These indications of a bold and forward spirit appear however to have somewhat injured him in the mind of her majesty; his advancement by no means kept pace either with his wishes or his wants; and a subsequent quarrel with the earl of Oxford,—in which he refused to make the concessions required by the queen, reminding her at the same time that it had been her father's policy, and ought to be hers, rather to countenance the gentry against the arrogance of the great nobles than the contrary,—sent him in disgust from court. Retiring to Wilton, the seat of his brother-in-law the earl of Pembroke, he composed the Arcadia. This work he never revised or completed; it was published after his death, probably contrary to his orders; and it is of a kind long since obsolete. Under all these disadvantages, however, though faulty in plan and as a whole tedious, this romance has been found to exhibit extensive learning, a poetical cast of imagination, nice discrimination of character, and, what is far more, a fervor of eloquence in the cause of virtue, a heroism of sentiment and purity of thought, which stamp it for the offspring of a noble mind,—which evince that the workman was superior to his work.
But the world re-absorbed him; and baffled at court he meditated, in correspondence with one of his favorite mottoes,—"Aut viam inveniam aut faciam,"—to join one of the almost piratical expeditions of Drake against the Spanish settlements. Perhaps he might then be diverted from his design by the strong and kind warning of his true friend Languet, "to beware lest the thirst of lucre should creep into a mind which had hitherto admitted nothing but the love of truth and an anxiety to deserve well of all men." After the death of this monitor, however, he engaged in a second scheme of this very questionable nature, and was only prevented from embarking by the arrival of the queen's peremptory orders for his return to court and that of Fulke Greville who accompanied him.
It would certainly be difficult to defend in point of dignity and consistency his conspicuous appearance, as formerly recorded, at the triumph held in honor of the French embassy, or his attendance upon the duke of Anjou on his return to the Netherlands.
The story of his nomination to the throne of Poland deserves little regard; it is certain that such an elevation was never within his possibilities of attainment. His reputation on the continent was however extremely high; Don John of Austria himself esteemed him; the great prince of Orange corresponded with him as a real friend; and Du Plessis Mornay solicited his good offices on behalf of the French protestants. Nothing but the highest praise is due to his conduct in Holland; to the valor of a knight-errant he added the best virtues of a commander and counsellor. Leicester himself apprehended that it would be scarcely possible for him to sustain his high post without the countenance and assistance of his beloved nephew; and the event showed that he was right.
His death was worthy of the best parts of his life; he showed himself to the last devout, courageous, and serene. His wife, the beautiful daughter of Walsingham; his brother Robert, to whom he had performed the part rather of an anxious and indulgent parent than of a brother; and many sorrowing friends, surrounded his bed. Their grief was beyond a doubt sincere and poignant, as well as that of the many persons of letters and of worth who gloried in his friendship and flourished by his bountiful patronage.

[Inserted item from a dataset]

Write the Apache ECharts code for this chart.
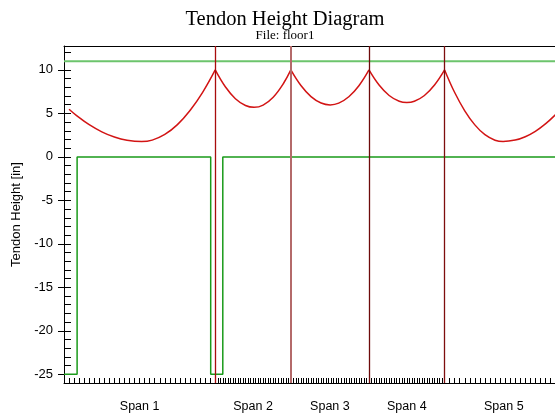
<!DOCTYPE html>
<html>
<head>
<meta charset="utf-8">
<title>Tendon Height Diagram</title>
<script src="https://cdn.jsdelivr.net/npm/echarts@6/dist/echarts.min.js"></script>
<style>
html, body { margin: 0; padding: 0; background: #fff; }
#tendon_chart_content { width: 555px; height: 415px; }
</style>
</head>
<body>
<div id="tendon_chart_content"></div>
<script>
// span ends along the slab [ft]; the plot is cut at x_view_max
var span_ends = [30, 45, 60.5, 75.5, 99];
var span_names = ["Span 1", "Span 2", "Span 3", "Span 4", "Span 5"];
var tick_steps = [1, 0.5, 0.5, 0.5, 1];
var x_view_max = 97.4;
var y_ticks = [-25, -20, -15, -10, -5, 0, 5, 10];

// tendon profile [ft, in]
var tendon_x = [1, 2.5, 5, 7.5, 10, 12.5, 15.4, 17.5, 20, 22.5, 25, 27.5, 30,
    32, 34, 36, 37.7, 39.5, 41.5, 43.5, 45,
    47, 49, 51, 52.8, 54.5, 56.5, 58.5, 60.5,
    62.5, 64.5, 66.5, 68, 69.5, 71.5, 73.5, 75.5,
    77.5, 79.5, 81.5, 83.5, 85.5, 87.1, 89.5, 91.5, 93.5, 95.5, 97.5, 98];
var tendon_y = [5.48, 4.75, 3.70, 2.88, 2.28, 1.91, 1.76, 1.93, 2.58, 3.71, 5.33, 7.42, 10,
    8.06, 6.69, 5.91, 5.70, 5.96, 6.86, 8.41, 10,
    8.20, 6.93, 6.19, 5.98, 6.18, 6.91, 8.18, 10,
    8.26, 7.06, 6.39, 6.24, 6.39, 7.06, 8.26, 10,
    7.40, 5.30, 3.68, 2.55, 1.92, 1.76, 1.93, 2.32, 2.94, 3.79, 4.86, 5.20];

// top and bottom limit lines
var top_x = [0, 99];
var top_y = [11, 11];
var bottom_x = [0, 2.6, 2.6, 29.1, 29.1, 31.5, 31.5, 99];
var bottom_y = [-25, -25, 0, 0, -25, -25, 0, 0];

var support_colors = ["#a80c0c", "#b46a6a", "#6e0a0a", "#7e0e0e"];
var sans = "Liberation Sans, Arial, sans-serif";
var serif = "Liberation Serif, Times New Roman, serif";

function pairs(xs, ys){
    var out = [];
    for(var i = 0; i < xs.length; i++){
        out.push([xs[i], ys[i]]);
    }
    return out;
}

// x ticks: different density per span
var x_ticks = [0];
var span_centers = [];
var start = 0;
for(var s = 0; s < span_ends.length; s++){
    var end = span_ends[s];
    for(var t = start + tick_steps[s]; t <= end + 1e-9; t += tick_steps[s]){
        var tv = Math.round(t * 100) / 100;
        if(tv < x_view_max) x_ticks.push(tv);
    }
    span_centers.push((start + end) / 2);
    start = end;
}
var y_minor = [];
for(var v = -26; v <= 12; v++){
    y_minor.push(v);
}

var series = [];
start = 0;
for(var s = 0; s < span_ends.length; s++){
    var seg = [];
    for(var i = 0; i < tendon_x.length; i++){
        if(tendon_x[i] >= start && tendon_x[i] <= span_ends[s]){
            seg.push([tendon_x[i], tendon_y[i]]);
        }
    }
    series.push({
        type: 'line',
        data: seg,
        smooth: 0.4,
        showSymbol: false,
        lineStyle: { color: '#d21414', width: 1.5 },
        z: 4
    });
    start = span_ends[s];
}
series.push({
    type: 'line',
    data: pairs(top_x, top_y),
    showSymbol: false,
    lineStyle: { color: '#6cc46c', width: 2 },
    z: 3
});
series.push({
    type: 'line',
    data: pairs(bottom_x, bottom_y),
    showSymbol: false,
    lineStyle: { color: '#1a9a1a', width: 1.5 },
    z: 3
});
// support lines
var support_lines = [];
for(var s = 0; s < span_ends.length - 1; s++){
    support_lines.push({
        xAxis: span_ends[s],
        lineStyle: { color: support_colors[s], width: s == 1 ? 2 : 1.3, type: 'solid' }
    });
}
series.push({
    type: 'line',
    data: [],
    markLine: {
        silent: true,
        symbol: 'none',
        label: { show: false },
        data: support_lines
    },
    z: 5
});

var chart = echarts.init(document.getElementById("tendon_chart_content"));
var option = {
    animation: false,
    backgroundColor: '#fff',
    title: [
        {
            text: 'Tendon Height Diagram',
            left: 280,
            top: 4,
            textAlign: 'center',
            textStyle: { fontFamily: serif, fontSize: 20.5, fontWeight: 'normal', color: '#000' }
        },
        {
            text: 'File: floor1',
            left: 280,
            top: 24,
            textAlign: 'center',
            textStyle: { fontFamily: serif, fontSize: 13, fontWeight: 'normal', color: '#000' }
        }
    ],
    grid: {
        left: 64,
        top: 46,
        width: 491,
        height: 337,
        show: false
    },
    xAxis: [
        {
            type: 'value',
            min: 0,
            max: x_view_max,
            axisLine: { onZero: false, lineStyle: { color: '#000', width: 1 } },
            axisTick: { inside: true, length: 5, customValues: x_ticks, lineStyle: { color: '#000' } },
            axisLabel: {
                customValues: span_centers.slice(),
                margin: 17,
                fontFamily: sans,
                fontSize: 12.5,
                color: '#000',
                formatter: function(val){
                    var k = span_centers.indexOf(val);
                    return k >= 0 ? span_names[k] : '';
                }
            },
            splitLine: { show: false }
        },
        {
            // top frame line
            type: 'value',
            position: 'top',
            min: 0,
            max: x_view_max,
            axisLine: { show: true, onZero: false, lineStyle: { color: '#000', width: 1 } },
            axisTick: { show: false },
            axisLabel: { show: false },
            splitLine: { show: false }
        }
    ],
    yAxis: [
        {
            type: 'value',
            min: -26,
            max: 12.75,
            position: 'left',
            name: 'Tendon Height [in]',
            nameLocation: 'middle',
            nameGap: 37,
            nameTextStyle: { fontFamily: sans, fontSize: 13, color: '#000' },
            axisLine: { show: true, onZero: false, lineStyle: { color: '#000', width: 1 } },
            axisTick: { inside: false, length: 6, customValues: y_ticks, lineStyle: { color: '#000' } },
            axisLabel: { customValues: y_ticks, margin: 11, fontFamily: sans, fontSize: 13, color: '#000' },
            splitLine: { show: false }
        },
        {
            type: 'value',
            min: -26,
            max: 12.75,
            position: 'left',
            axisLine: { show: false, onZero: false },
            axisTick: { show: true, inside: true, length: 7, customValues: y_minor, lineStyle: { color: '#000' } },
            axisLabel: { show: false },
            splitLine: { show: false }
        }
    ],
    series: series
};
chart.setOption(option, true);
</script>
</body>
</html>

On the whole, though justice claims the admission that the character of Sidney was not entirely free from the faults most incident to his age and station, and that neither as a writer, a scholar, a soldier, or a statesman,—in all which characters during the course of his short life he appeared, and appeared with distinction,—is he yet entitled to the highest rank; it may however be firmly maintained that, as a man, an accomplished and high-souled man, he had among his contemporary countrymen neither equal nor competitor. Such was the verdict in his own times not of flatterers only, or friends, but of England, of Europe; such is the title of merit under which the historian may enroll him, with confidence and with complacency, among the illustrious few whose name and example still serve to kindle in the bosom of youth the animating glow of virtuous emulation.
Leicester never appears in an amiable light except in connexion with his nephew, for whom his affection was not only sincere but ardent. A few extracts from a letter written by him to sir Thomas Heneage, captain of the queen's guards, giving an account of the action in which Sidney received his mortal wound, will illustrate this remark, while it records the gallant exploits of several of his companions in arms.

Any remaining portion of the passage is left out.